Passive parenting is the mindset of, “I’ll deal with it when we encounter it.” What that often leads to though, is punishment rather than discipline. It often results in the kids learning to do better next time to not get caught, not to not repeat the mistake. The passive parent often waits until it’s too late to make change. Things like, the passive parent doesn’t have a puberty talk with their kid, nor the sex talk, nor the dating talk. They’ll save these talks for once the child is going through something, which more than likely, they’ll never know about.

Intentional parenting says, “I’m going to have a plan in place for my end goal. If something I’m unprepared for comes up, I will take a moment to pause, and think about my goal for handling this situation.” The intentional parent thinks through what they want their kids to know, and presents that information before the kids go in search of it elsewhere. An intentional parent keeps the long game in mind, not just the issue that’s being handled in the moment.

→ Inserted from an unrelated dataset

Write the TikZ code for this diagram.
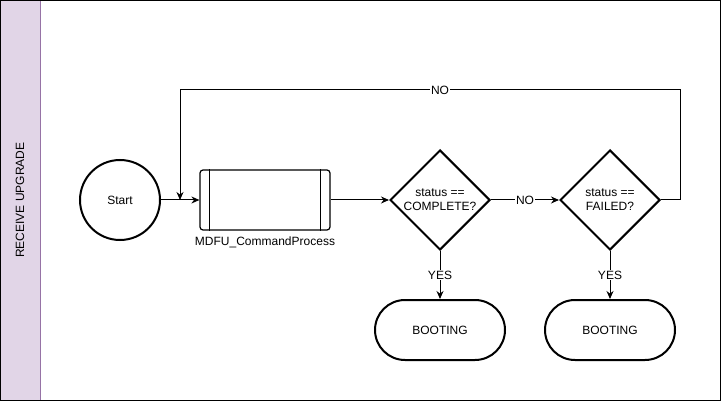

It does not mean making breakfast from scratch every morning, and being on the PTA and volunteering for field trips and staying at home. It does not mean fancy birthday parties, or any of the other stuff Pinterest would have you believe is necessary to show your child love. But, it is keeping in mind your relationship with your child. The one you have currently, and the one you want to have, in all the choices you make. It is understanding that just because they are your child, does not mean you automatically have a relationship with them. No more so than having a husband doesn’t mean you have a marriage. The marriage you have to work on. Your relationship with your child? You have to work on. You have to build. It does not just get built by telling them what to do, and waiting for them to obey, for 18 years.